Celso Moretti
Engenheiro Agrônomo, ex-presidente da Embrapa
Esse texto trata de uma opinião do colunista e não necessariamente reflete a posição do Agro Estadão
Opinião
Recuperação de pastagens degradadas e o aumento da produção agrícola
O Brasil preserva ou protege dois terços do seu território na forma de matas e florestas nativas. Boa parte dessa preservação está dentro das propriedades rurais
Estima-se que somente os produtores rurais, nos seis diferentes biomas, sejam responsáveis por quase 30% da preservação, graças à aplicação do Código Florestal. O país usa aproximadamente outros 30% para a produção agrícola, pecuária e florestal. São ao redor de 8% para agricultura, 1% para florestas plantadas e 21% para pastagens plantadas e nativas. Esses 21% correspondem a aproximadamente 170 milhões de hectares.
Dados da Embrapa estimam que algo em torno de 110 milhões de hectares das pastagens existentes no país possuam algum grau de degradação. Pastagem degradada pode ser definida como uma área onde, em função do baixo vigor das plantas forrageiras e da infestação de plantas invasoras, a pastagem perde sua capacidade de regeneração natural.

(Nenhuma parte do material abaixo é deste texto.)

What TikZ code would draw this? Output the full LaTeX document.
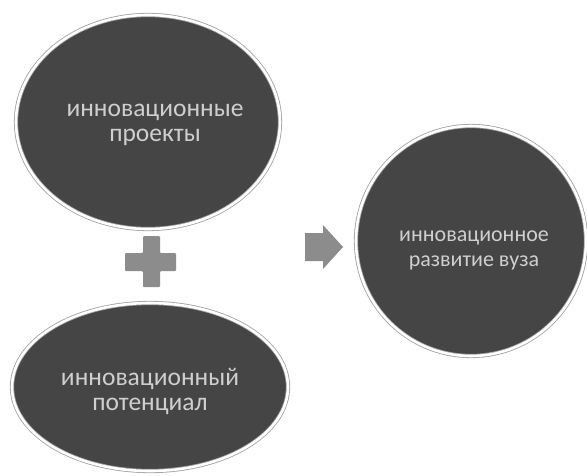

A recuperação dessas pastagens e sua incorporação à matriz produtiva podem fazer com que o país dê um salto significativo na produção de alimentos, fibras e bioenergia. Dados da pesquisa agropecuária indicam que uma parcela de aproximadamente 25% das pastagens degradadas estaria apta para ser transformada em culturas agrícolas. Considerando-se que o país cultivou ao redor de 80 milhões de hectares (dados safra 2022/2023) em primeira e segunda safra, a incorporação dessa área contribuiria para aumentar a produção agrícola em 35%. Adicionalmente, a recuperação das pastagens degradadas também contribui para restaurar a capacidade produtiva dos solos, além de auxiliar na redução da emissão de gases de efeito estufa (GEE), conservação da biodiversidade e na proteção de recursos hídricos.

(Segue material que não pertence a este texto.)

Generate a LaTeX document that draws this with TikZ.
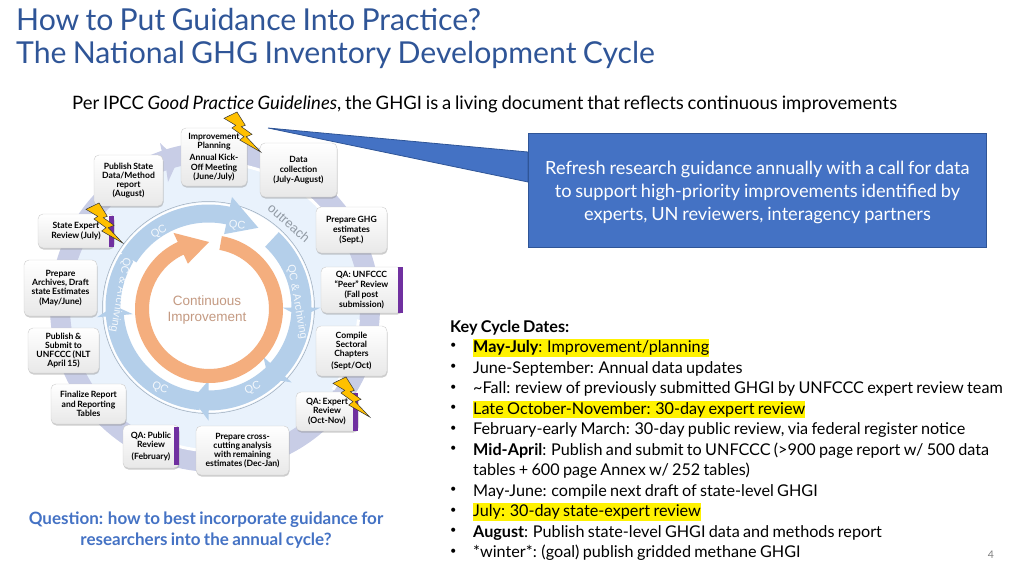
\documentclass[tikz,border=0pt]{standalone}
\usepackage{fontspec}
\setmainfont[WordSpace=0.8]{Lato}
\newfontfamily\ringfont{Liberation Sans}
\usetikzlibrary{shadows}
\definecolor{titleblue}{HTML}{2F5597}
\definecolor{boxblue}{HTML}{4472C4}
\definecolor{ringblue}{HTML}{B4CFEA}
\definecolor{ringlav}{HTML}{C8CDE6}
\definecolor{ringpale}{HTML}{E9F2FC}
\definecolor{ringorange}{HTML}{F4AE7E}
\definecolor{centrebrown}{HTML}{C49A82}
\definecolor{barpurple}{HTML}{7030A0}
\definecolor{boltgold}{HTML}{FFC000}
% arc with an arrow head: start, tip, inner r, outer r, head length, head overhang
\newcommand{\ringarrow}[6]{
    (#1:#4) arc[start angle=#1, end angle=#2-#5, radius=#4]
        -- ({#2-#5}:#4+#6) -- (#2:{(#3+#4)/2}) -- ({#2-#5}:#3-#6) -- ({#2-#5}:#3)
        arc[start angle=#2-#5, end angle=#1, radius=#3] -- cycle
}
\tikzset{
    stepbox/.style={draw=gray!40, rounded corners=5pt, top color=white, bottom color=gray!18,
        drop shadow={shadow xshift=0.5pt, shadow yshift=-1.5pt, opacity=0.4},
        align=center, font=\fontsize{8.6}{9.2}\selectfont\bfseries, inner sep=0pt},
    purplebar/.style={fill=barpurple},
    keyline/.style={anchor=west, inner sep=0pt, yshift=-1.5pt, font=\fontsize{16.2}{20}\selectfont},
    keymark/.style={keyline, fill=yellow, inner ysep=1.5pt},
    keydot/.style={anchor=west, inner sep=0pt, font=\fontsize{11}{12}\selectfont},
    ringlabel/.style={text=white, font=\ringfont\fontsize{11}{11}\selectfont, opacity=0.85},
    bolt/.pic={
        \draw[fill=boltgold, draw=black!80, line width=0.5pt, line join=miter]
            (0,6.3) -- (13,0) -- (21.3,13.3) -- (17.3,14.7) -- (28,22.3) -- (22.3,24.7) -- (36.7,40)
            -- (15.7,28) -- (20,24.7) -- (8,16) -- (11.7,13.3) -- cycle;
    }
}
\begin{document}
\begin{tikzpicture}[x=1pt, y=-1pt]
    \useasboundingbox (0,0) rectangle (1024,576);

    % title and intro line
    \node[anchor=west, inner sep=0pt, text=titleblue, font=\fontsize{30.2}{35}\selectfont] (title1) at (16,19) {How to Put Guidance Into Practice?};
    \node[anchor=west, inner sep=0pt, text=titleblue, font=\fontsize{30.2}{35}\selectfont] (title2) at (16,54.5) {The National GHG Inventory Development Cycle};
    \node[anchor=west, inner sep=0pt, font=\fontsize{18.5}{20}\selectfont] (intro) at (72,104.5) {Per IPCC \textit{Good Practice Guidelines}, the GHGI is a living document that reflects continuous improvements};

    % outer ring
    \begin{scope}[shift={(215,307)}]
        \fill[ringpale] (0,0) circle[radius=146];
        \draw[ringlav, line width=20pt] (0,0) circle[radius=155];
        \draw[white, line width=3pt] (275:144) arc[start angle=275, end angle=335, radius=144];
        \draw[white, line width=3pt] (5:144) arc[start angle=5, end angle=35, radius=144];
        \draw[white, line width=3pt] (60:144) arc[start angle=60, end angle=105, radius=144];
    \end{scope}
    \fill[ringlav] (160,143) -- (178,160) -- (168,182) -- (166,168) -- (150,172) -- (150,158) -- (163,157) -- cycle;

    % inner rings
    \begin{scope}[shift={(208.5,307.5)}]
        \fill[white] (0,0) circle[radius=105];
        \draw[gray!45!ringblue, line width=0.5pt] (0,0) circle[radius=106];
        \fill[ringblue] \ringarrow{212}{302}{85}{103}{20}{10};
        \fill[ringblue] \ringarrow{313}{366}{83}{103}{6}{9};
        \fill[ringblue] \ringarrow{360}{410}{83}{103}{8}{9};
        \fill[ringblue] \ringarrow{405}{460}{83}{103}{10}{10};
        \fill[ringblue] \ringarrow{455}{541}{85}{103}{6}{9};
        \fill[ringblue] \ringarrow{536}{575}{88}{103}{4}{0};
    \end{scope}
    \begin{scope}[shift={(209,309)}]
        \fill[ringorange] \ringarrow{280}{630}{60}{74}{25}{10};
    \end{scope}

    % ring labels
    \node[ringlabel, rotate=30] (qc1) at (159,232) {QC};
    \node[ringlabel, rotate=-6] (qc2) at (237,226) {QC};
    \node[ringlabel, rotate=-25] (qc3) at (160,388) {QC};
    \node[ringlabel, rotate=25] (qc4) at (253,388) {QC};
    \node[ringlabel, rotate=-100] (arch1) at (120,295) {QC \& Archiving};
    \node[ringlabel, rotate=-80] (arch2) at (297,302) {QC \& Archiving};
    \node[text=gray!65!ringblue, rotate=-41, font=\ringfont\fontsize{13}{13}\selectfont] (outreach) at (289,223) {outreach};
    \node[text=centrebrown, font=\ringfont\fontsize{13.5}{16}\selectfont, align=center] (centre) at (207,310) {Continuous\\Improvement};

    % cycle steps
    \node[stepbox, minimum width=66pt, minimum height=58pt] (improve) at (214,157) {Improvement\\Planning\\[3pt]Annual Kick-\\Off Meeting\\(June/July)};
    \node[stepbox, minimum width=77pt, minimum height=54pt] (datacoll) at (298.5,170) {Data\\[1pt]collection\\[1pt](July-August)};
    \node[stepbox, minimum width=71pt, minimum height=46pt] (estimates) at (351.5,230) {Prepare GHG\\[1pt]estimates\\[1pt](Sept.)};
    \node[stepbox, minimum width=81pt, minimum height=46pt] (unfccc) at (361.5,290) {QA: UNFCCC\\[1pt]``Peer'' Review\\[1pt](Fall post\\[1pt]submission)};
    \node[stepbox, minimum width=71pt, minimum height=50pt] (compile) at (351.5,351) {Compile\\Sectoral\\Chapters\\[3pt](Sept/Oct)};
    \node[stepbox, minimum width=62pt, minimum height=39pt] (expert) at (327,411.5) {QA: Expert\\Review\\(Oct-Nov)};
    \node[stepbox, minimum width=93pt, minimum height=49pt] (crosscut) at (242.5,450.5) {Prepare cross-\\cutting analysis\\with remaining\\estimates (Dec-Jan)};
    \node[stepbox, minimum width=56pt, minimum height=43pt] (public) at (151,446.5) {QA: Public\\Review\\[3pt](February)};
    \node[stepbox, minimum width=75pt, minimum height=40pt] (finalize) at (88.5,404) {Finalize Report\\and Reporting\\Tables};
    \node[stepbox, minimum width=71pt, minimum height=45pt] (submit) at (63.5,350.5) {Publish \&\\Submit to\\UNFCCC (NLT\\April 15)};
    \node[stepbox, minimum width=73pt, minimum height=56pt] (archives) at (60.5,288) {Prepare\\Archives, Draft\\state Estimates\\(May/June)};
    \node[stepbox, minimum width=76pt, minimum height=34pt] (stateqa) at (76,231) {State Expert\\Review (July)};
    \node[stepbox, minimum width=69pt, minimum height=51pt] (publish) at (128.5,180.5) {Publish State\\Data/Method\\report\\(August)};

    % purple review bars
    \fill[purplebar] (398,267) rectangle (403,313);
    \fill[purplebar] (353,393) rectangle (358,431);
    \fill[purplebar] (174,427) rectangle (179,465);
    \fill[purplebar] (109,216) rectangle (114,247);

    % lightning
    \pic at (86,203) {bolt};
    \pic at (224,112) {bolt};
    \pic at (333,377) {bolt};

    % callout
    \fill[boxblue, draw=titleblue, line width=0.8pt] (268,128) -- (528,152) -- (528,182) -- cycle;
    \node[fill=boxblue, draw=titleblue, line width=0.8pt, minimum width=458pt, minimum height=114pt, anchor=north west, text=white, align=center, inner sep=0pt, font=\fontsize{18.2}{23}\selectfont] (callout) at (528,133)
        {\rule{0pt}{18pt}Refresh research guidance annually with a call for data\\to support high-priority improvements identified by\\experts, UN reviewers, interagency partners};

    % key dates
    \node[keyline] (keyhead) at (450,326) {\bfseries Key Cycle Dates:};
    \node[keymark] (d1) at (473,346) {\textbf{May-July}: Improvement/planning};
    \node[keyline] (d2) at (473,367) {June-September: Annual data updates};
    \node[keyline] (d3) at (473,387.5) {\textasciitilde Fall: review of previously submitted GHGI by UNFCCC expert review team};
    \node[keymark] (d4) at (473,408) {Late October-November: 30-day expert review};
    \node[keyline] (d5) at (473,428.5) {February-early March: 30-day public review, via federal register notice};
    \node[keyline] (d6) at (473,449) {\textbf{Mid-April}: Publish and submit to UNFCCC (>900 page report w/ 500 data};
    \node[keyline] (d6b) at (473,469.5) {tables + 600 page Annex w/ 252 tables)};
    \node[keyline] (d7) at (473,490) {May-June: compile next draft of state-level GHGI};
    \node[keymark] (d8) at (473,510.5) {July: 30-day state-expert review};
    \node[keyline] (d9) at (473,531) {\textbf{August}: Publish state-level GHGI data and methods report};
    \node[keyline] (d10) at (473,551.5) {*winter*: (goal) publish gridded methane GHGI};
    \foreach \ypos in {346,367,387.5,408,428.5,449,490,510.5,531,551.5}
        \node[keydot] at (450,\ypos) {•};

    % question and page number
    \node[align=center, text=boxblue, font=\fontsize{17}{20.5}\selectfont\bfseries] (question) at (206,530) {Question: how to best incorporate guidance for\\researchers into the annual cycle?};
    \node[text=gray, font=\fontsize{10.5}{12}\selectfont] (pagenum) at (991,555) {4};
\end{tikzpicture}
\end{document}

É importante ressaltar que nem todas as pastagens degradadas estão em áreas com aptidão agrícola. Estudos conduzidos por diferentes instituições demonstram que baixa disponibilidade de água, salinidade e solos com fertilidade pobre, dentre outros fatores, limitam a recuperação das pastagens. O emprego do zoneamento agrícola de risco climático (Zarc), em conjunção com outras ferramentas, auxilia na identificação das áreas mais propensas à recuperação bem como quais seriam as culturas mais indicadas. O Zarc, desenvolvido pela Embrapa e parceiros, se tornou política pública e, por meio de modelos matemáticos e climáticos, indica o que, quando, como e onde plantar as diferentes culturas agrícolas. O zoneamento contempla mais de 40 cadeias produtivas que são periodicamente revisitadas para ajustar os modelos.

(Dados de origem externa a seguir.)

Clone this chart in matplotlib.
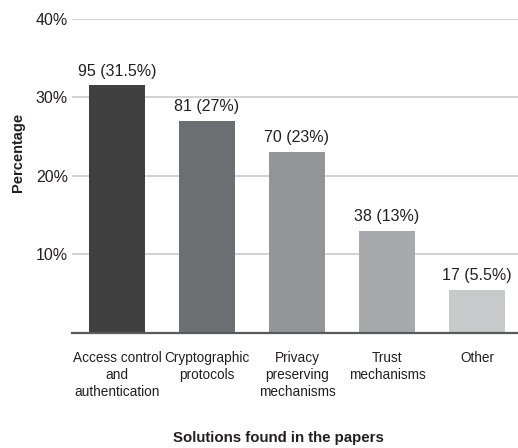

Com base no Zarc, cientistas da Embrapa indicaram quais as culturas podem ser empregadas nas áreas com sinais de degradação. Aveia, cana-de-açúcar, milho, feijão e trigo estão dentre as culturas que podem ser plantadas nas áreas com pastagens degradadas visando à sua recuperação.
Além da recuperação com culturas agrícolas específicas, diferentes tecnologias podem ser adotadas para a recuperação das áreas degradadas. Uma tecnologia adotada em mais de 20 milhões de hectares e que se transformou em política pública em 2006 é uma das aliadas para a mudança indicada acima: a integração lavoura, pecuária e floresta, mais conhecida como iLPF. Adotada em vários biomas brasileiros, a maioria dos sistemas integrados (ao redor de 85%) tem o componente lavoura e pecuária como destaque, ficando o componente florestal para um percentual menor.
Investimentos em pesquisa, desenvolvimento e inovação contribuem de forma significativa para garantir a sustentabilidade da agropecuária brasileira. A adoção de tecnologias, como a iLPF, pode contribuir para a redução da emissão de gases de efeito estufa e a incorporação de pastagens degradadas ao sistema produtivo. É o agro brasileiro demonstrando para o mundo que é possível produzir e preservar. E ajudar a alimentar o mundo.